The Queen Elizabeth II Bridge, sometimes called the Beef Island Bridge, is a bridge, 70 meters (230 ft) long, that links Beef Island with Tortola in the British Virgin Islands. The original bridge was opened in 1966, and was replaced by a new bridge in 2002.

==The First Bridge==
The first Queen Elizabeth II Bridge was opened in February 1966 by Queen Elizabeth II. The bridge was of steel and stone construction and had a single lane. The bridge proved its worth over the years, but with the extension of Terrance B. Lettsome International Airport and the upgrading of the Road Town/Cane Garden Bay road and the Road Town/West End road, a new bridge was needed. Motorists were often aggravated by having to wait in turn to pass on this single lane bridge, and it was becoming increasingly congested.

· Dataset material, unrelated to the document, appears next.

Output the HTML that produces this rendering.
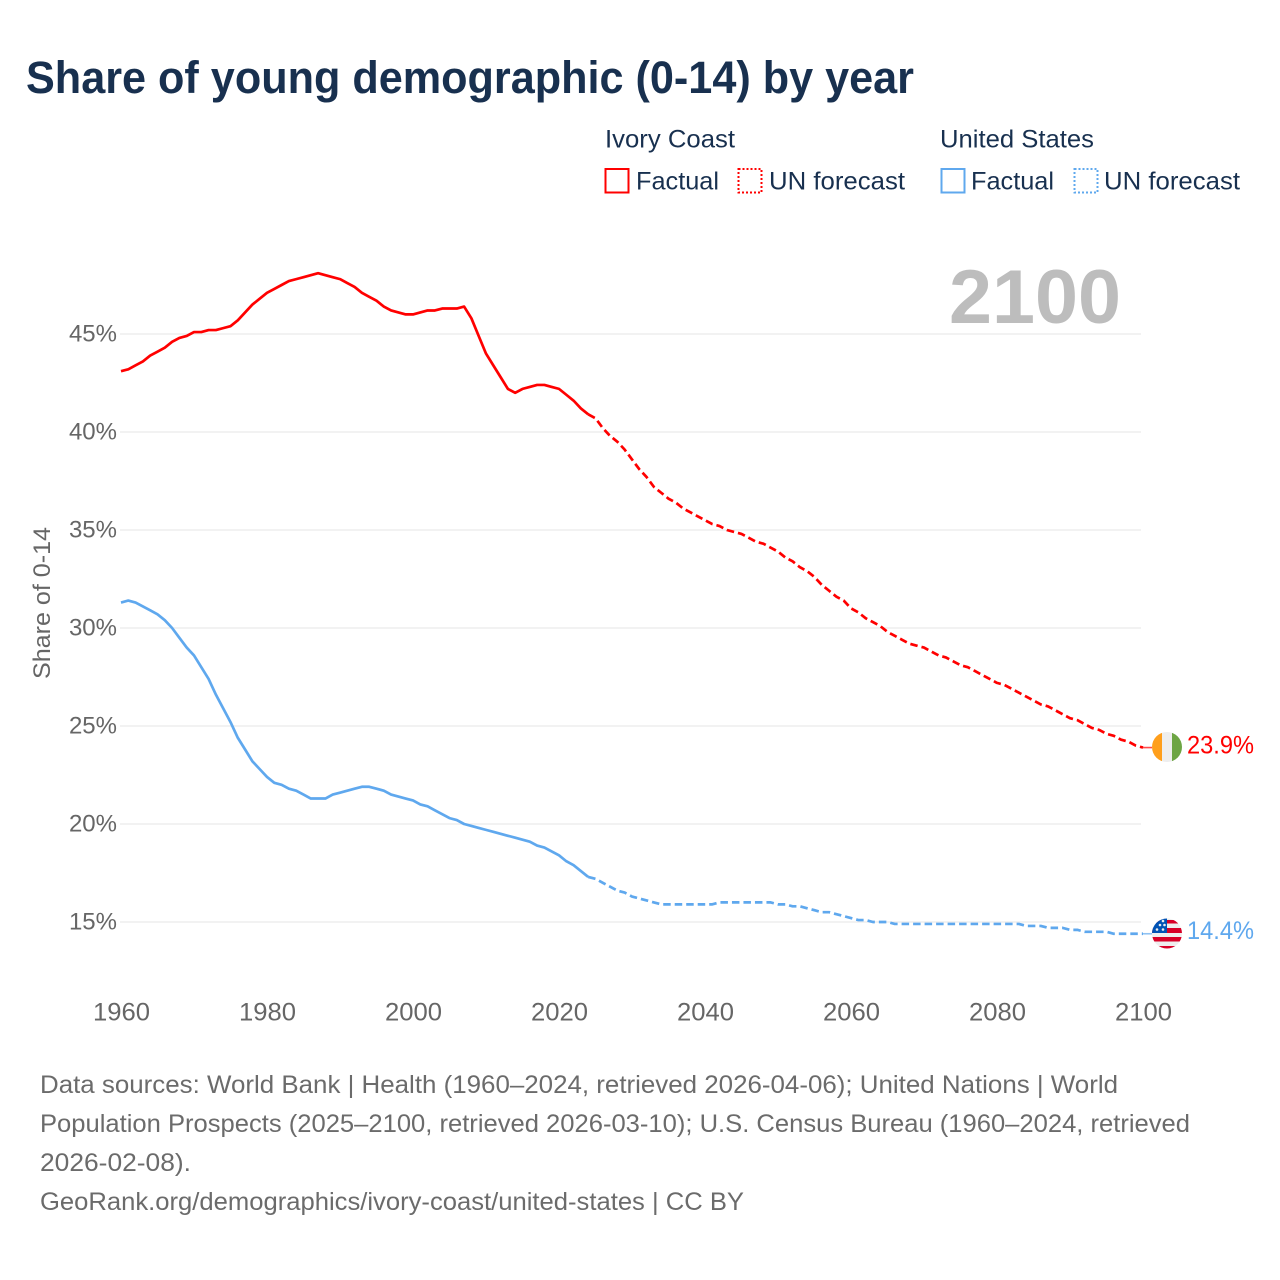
<!DOCTYPE html>
<html lang="en">
<head>
<meta charset="utf-8">
<title>Share of young demographic (0-14) by year</title>
<style>
html,body{margin:0;padding:0;background:#fff}
svg{display:block}
text{font-family:"Liberation Sans",sans-serif}
</style>
</head>
<body>
<svg id="chart" xmlns="http://www.w3.org/2000/svg" width="1280" height="1280" viewBox="0 0 1280 1280">
  <rect width="1280" height="1280" fill="#fff"/>
  <text x="26" y="93" font-size="45" font-weight="700" fill="#18304f" textLength="888" lengthAdjust="spacingAndGlyphs">Share of young demographic (0-14) by year</text>

  <g font-size="25" fill="#18304f">
    <text x="605" y="147.5" textLength="130" lengthAdjust="spacingAndGlyphs">Ivory Coast</text>
    <rect x="605.5" y="169" width="23" height="23.5" fill="none" stroke="#ff0000" stroke-width="2"/>
    <text x="636" y="189.5" textLength="83" lengthAdjust="spacingAndGlyphs">Factual</text>
    <rect x="738.5" y="169" width="23" height="23.5" fill="none" stroke="#ff0000" stroke-width="2" stroke-dasharray="2 2"/>
    <text x="769" y="189.5" textLength="136" lengthAdjust="spacingAndGlyphs">UN forecast</text>
    <text x="940" y="147.5" textLength="154" lengthAdjust="spacingAndGlyphs">United States</text>
    <rect x="941.5" y="169" width="23" height="23.5" fill="none" stroke="#5fa8ee" stroke-width="2"/>
    <text x="971" y="189.5" textLength="83" lengthAdjust="spacingAndGlyphs">Factual</text>
    <rect x="1074.5" y="169" width="23" height="23.5" fill="none" stroke="#5fa8ee" stroke-width="2" stroke-dasharray="2 2"/>
    <text x="1104" y="189.5" textLength="136" lengthAdjust="spacingAndGlyphs">UN forecast</text>
  </g>

  <g id="grid"></g>
  <g id="yticks" font-size="24" fill="#666" text-anchor="end"></g>
  <g id="xticks" font-size="25" fill="#666" text-anchor="middle"></g>
  <text transform="translate(50,679) rotate(-90)" font-size="24" fill="#666" textLength="152" lengthAdjust="spacingAndGlyphs">Share of 0-14</text>

  <text x="949" y="323" font-size="76" font-weight="700" fill="#bdbdbd" textLength="172" lengthAdjust="spacingAndGlyphs">2100</text>

  <g id="series"></g>

  <g>
    <clipPath id="clipCI"><circle cx="1167" cy="747" r="15"/></clipPath>
    <g clip-path="url(#clipCI)">
      <rect x="1152" y="732" width="10" height="30" fill="#ff9f1c"/>
      <rect x="1162" y="732" width="10" height="30" fill="#eeeeee"/>
      <rect x="1172" y="732" width="10" height="30" fill="#6da544"/>
    </g>
  </g>
  <g>
    <clipPath id="clipUS"><circle cx="1167" cy="933.5" r="15"/></clipPath>
    <g clip-path="url(#clipUS)">
      <rect x="1152" y="918" width="30" height="31" fill="#eeeeee"/>
      <rect x="1152" y="920" width="30" height="3.5" fill="#d80027"/>
      <rect x="1152" y="928" width="30" height="5" fill="#d80027"/>
      <rect x="1152" y="937" width="30" height="4.5" fill="#d80027"/>
      <rect x="1152" y="946" width="30" height="3" fill="#d80027"/>
      <rect x="1152" y="918" width="15" height="15" fill="#0052b4"/>
      <circle cx="1157" cy="929.5" r="1.3" fill="#eee"/>
      <circle cx="1163" cy="929.5" r="1.3" fill="#eee"/>
      <circle cx="1160" cy="925" r="1.3" fill="#eee"/>
      <circle cx="1164.5" cy="925" r="1.3" fill="#eee"/>
      <circle cx="1163" cy="921" r="1.3" fill="#eee"/>
    </g>
  </g>

  <text x="1187" y="753.5" font-size="25" fill="#ff0000" textLength="67" lengthAdjust="spacingAndGlyphs">23.9%</text>
  <text x="1187" y="939" font-size="25" fill="#5fa8ee" textLength="67" lengthAdjust="spacingAndGlyphs">14.4%</text>

  <g font-size="25" fill="#6b6b6b">
    <text x="40" y="1093" textLength="1078" lengthAdjust="spacingAndGlyphs">Data sources: World Bank | Health (1960–2024, retrieved 2026-04-06); United Nations | World</text>
    <text x="40" y="1132" textLength="1150" lengthAdjust="spacingAndGlyphs">Population Prospects (2025–2100, retrieved 2026-03-10); U.S. Census Bureau (1960–2024, retrieved</text>
    <text x="40" y="1171" textLength="151" lengthAdjust="spacingAndGlyphs">2026-02-08).</text>
    <text x="40" y="1210" textLength="704" lengthAdjust="spacingAndGlyphs">GeoRank.org/demographics/ivory-coast/united-states | CC BY</text>
  </g>
</svg>

<script>
const yTickValues = [15, 20, 25, 30, 35, 40, 45];
const xTickYears = [1960, 1980, 2000, 2020, 2040, 2060, 2080, 2100];
const startYear = 1960;
const lastFactualYear = 2025;
const ivoryCoastValues = [
  43.1,43.2,43.4,43.6,43.9,44.1,44.3,44.6,44.8,44.9,
  45.1,45.1,45.2,45.2,45.3,45.4,45.7,46.1,46.5,46.8,
  47.1,47.3,47.5,47.7,47.8,47.9,48.0,48.1,48.0,47.9,
  47.8,47.6,47.4,47.1,46.9,46.7,46.4,46.2,46.1,46.0,
  46.0,46.1,46.2,46.2,46.3,46.3,46.3,46.4,45.8,44.9,
  44.0,43.4,42.8,42.2,42.0,42.2,42.3,42.4,42.4,42.3,
  42.2,41.9,41.6,41.2,40.9,40.7,40.2,39.8,39.5,39.1,
  38.6,38.1,37.7,37.2,36.9,36.6,36.4,36.1,35.9,35.7,
  35.5,35.3,35.2,35.0,34.9,34.8,34.6,34.4,34.3,34.1,
  33.9,33.6,33.4,33.1,32.9,32.6,32.2,31.9,31.6,31.4,
  31.0,30.8,30.5,30.3,30.1,29.8,29.6,29.4,29.2,29.1,
  29.0,28.8,28.6,28.5,28.3,28.1,28.0,27.8,27.6,27.4,
  27.2,27.1,26.9,26.7,26.5,26.3,26.1,26.0,25.8,25.6,
  25.4,25.3,25.1,24.9,24.8,24.6,24.5,24.3,24.2,24.0,
  23.9
];
const unitedStatesValues = [
  31.3,31.4,31.3,31.1,30.9,30.7,30.4,30.0,29.5,29.0,
  28.6,28.0,27.4,26.6,25.9,25.2,24.4,23.8,23.2,22.8,
  22.4,22.1,22.0,21.8,21.7,21.5,21.3,21.3,21.3,21.5,
  21.6,21.7,21.8,21.9,21.9,21.8,21.7,21.5,21.4,21.3,
  21.2,21.0,20.9,20.7,20.5,20.3,20.2,20.0,19.9,19.8,
  19.7,19.6,19.5,19.4,19.3,19.2,19.1,18.9,18.8,18.6,
  18.4,18.1,17.9,17.6,17.3,17.2,17.0,16.8,16.6,16.5,
  16.3,16.2,16.1,16.0,15.9,15.9,15.9,15.9,15.9,15.9,
  15.9,15.9,16.0,16.0,16.0,16.0,16.0,16.0,16.0,16.0,
  15.9,15.9,15.8,15.8,15.7,15.6,15.5,15.5,15.4,15.3,
  15.2,15.1,15.1,15.0,15.0,15.0,14.9,14.9,14.9,14.9,
  14.9,14.9,14.9,14.9,14.9,14.9,14.9,14.9,14.9,14.9,
  14.9,14.9,14.9,14.9,14.8,14.8,14.8,14.7,14.7,14.7,
  14.6,14.6,14.5,14.5,14.5,14.5,14.4,14.4,14.4,14.4,
  14.4
];

const NS = 'http://www.w3.org/2000/svg';
const xScale = year => 121 + (year - 1960) * 7.3;
const yScale = value => 922 - (value - 15) * 19.6;

const gridGroup = document.getElementById('grid');
const yTickGroup = document.getElementById('yticks');
const xTickGroup = document.getElementById('xticks');
const seriesGroup = document.getElementById('series');

yTickValues.forEach(v => {
  const line = document.createElementNS(NS, 'line');
  
  
  line.setAttribute('x1', 120);
  line.setAttribute('x2', 1141);
  line.setAttribute('y1', yScale(v));
  line.setAttribute('y2', yScale(v));
  line.setAttribute('stroke', '#eeeeee');
  line.setAttribute('stroke-width', 1.5);
  gridGroup.appendChild(line);

  const label = document.createElementNS(NS, 'text');
  
  
  label.setAttribute('x', 117);
  label.setAttribute('y', yScale(v) + 7.5);
  label.textContent = v + '%';
  yTickGroup.appendChild(label);
});

xTickYears.forEach(year => {
  const label = document.createElementNS(NS, 'text');
  
  
  label.setAttribute('x', xScale(year) + 0.5);
  label.setAttribute('y', 1020.5);
  label.setAttribute('textLength', 57);
  label.setAttribute('lengthAdjust', 'spacingAndGlyphs');
  label.textContent = year;
  xTickGroup.appendChild(label);
});

function pointsFor(values, fromYear, toYear) {
  const pts = [];
  values.forEach((v, i) => {
    const year = startYear + i;
    if (year >= fromYear && year <= toYear) {
      pts.push(xScale(year).toFixed(2) + ',' + yScale(v).toFixed(2));
    }
  });
  return pts.join(' ');
}

function addLine(points, color, dashed, name) {
  const line = document.createElementNS(NS, 'polyline');
  
  
  line.setAttribute('points', points);
  line.setAttribute('fill', 'none');
  line.setAttribute('stroke', color);
  line.setAttribute('stroke-width', 2.7);
  line.setAttribute('stroke-linejoin', 'round');
  if (dashed) line.setAttribute('stroke-dasharray', '7.5 4');
  seriesGroup.appendChild(line);
}

function addConnector(values, color, name) {
  const last = values[values.length - 1];
  const line = document.createElementNS(NS, 'line');
  
  
  line.setAttribute('x1', xScale(2100));
  line.setAttribute('x2', 1152);
  line.setAttribute('y1', yScale(last));
  line.setAttribute('y2', yScale(last));
  line.setAttribute('stroke', color);
  line.setAttribute('stroke-width', 1.6);
  line.setAttribute('stroke-opacity', 0.7);
  seriesGroup.appendChild(line);
}

addLine(pointsFor(ivoryCoastValues, 1960, lastFactualYear - 1), '#ff0000', false, 'ivory-coast-factual-line');
addLine(pointsFor(ivoryCoastValues, lastFactualYear - 1, 2100), '#ff0000', true, 'ivory-coast-forecast-line');
addLine(pointsFor(unitedStatesValues, 1960, lastFactualYear - 1), '#5fa8ee', false, 'united-states-factual-line');
addLine(pointsFor(unitedStatesValues, lastFactualYear - 1, 2100), '#5fa8ee', true, 'united-states-forecast-line');
addConnector(ivoryCoastValues, '#ff0000', 'ivory-coast-flag-connector');
addConnector(unitedStatesValues, '#5fa8ee', 'united-states-flag-connector');
</script>
</body>
</html>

After a lengthy feasibility study, the entire area was substantially re-developed thanks to the upgrading and extension of the airport and the widening of the Road Town/Cane Garden Bay road and the Road Town/West End road. The bridge was constructed between 2001 and 2002, and was dedicated by Her Majesty Queen Elizabeth II once more. The bridge is of steel and reinforced concrete construction, and is higher and almost twice as wide as the older bridge. It is able to take large trucks and heavy goods vehicles and has two lanes, compared to the single lane of the old bridge. The bridge has come in line with the increased traffic in the area thanks to the increase in tourism of the British Virgin Islands. The bridge is illuminated at night.

==Controversies==

===Construction cost===
The construction of the new bridge was surrounded by controversy from a relatively early stage. A construction company from the Dominican Republic won the tender to build the new bridge, but then ceased work when the bridge was three quarters finished claiming that the tender specifications were inaccurate. Unsubstantiated allegations were circulated about links between the construction company and members of the ruling Virgin Islands Party. Arbitration proceedings ensued between the contractors and the British Virgin Islands government. Eventually a revised price was agreed, and the final cost of the bridge was approximately 6.73 million U.S. dollars, for a bridge just over 70 meters (230 ft) in length over a shallow strait. Various (unsourced) claims have been advanced from time to time that the bridge is meter for meter and foot for foot the most expensive in the world. In 2003 the Government agreed to pay a further US$115,000 to demolish the old bridge.

===Yacht racing===
The Royal BVI Yacht Club sponsors an annual "round Tortola" yacht race. The event became slightly infamous when in the 1970s the Territory's resident surgeon, Robin Tattersall, persuaded the bridge operators to lift the old bridge enabling him to avoid circumnavigating Beef Island as well. Unfortunately the bridge got stuck and could not be reopened for two days, cutting off the airport. Since that date, the race instructions have stipulated Beef Island to port to ensure both islands are circumnavigated. The new bridge cannot now be raised (it is solid concrete), but the race rules still remain the same in any event.

== Tolls ==
Until June 2004 the bridge was a toll bridge. After that date it was made free of charge. Prior to that, Government accounts regularly showed that the tolls cost more to collect than the revenue that they raised, although the toll was popular with tourists, as the toll collector used a half coconut shell nailed to a plank of wood to collect the 25¢ (later 50¢) toll. The government had considered installing an automatic toll booth, but it would have cost $400,000.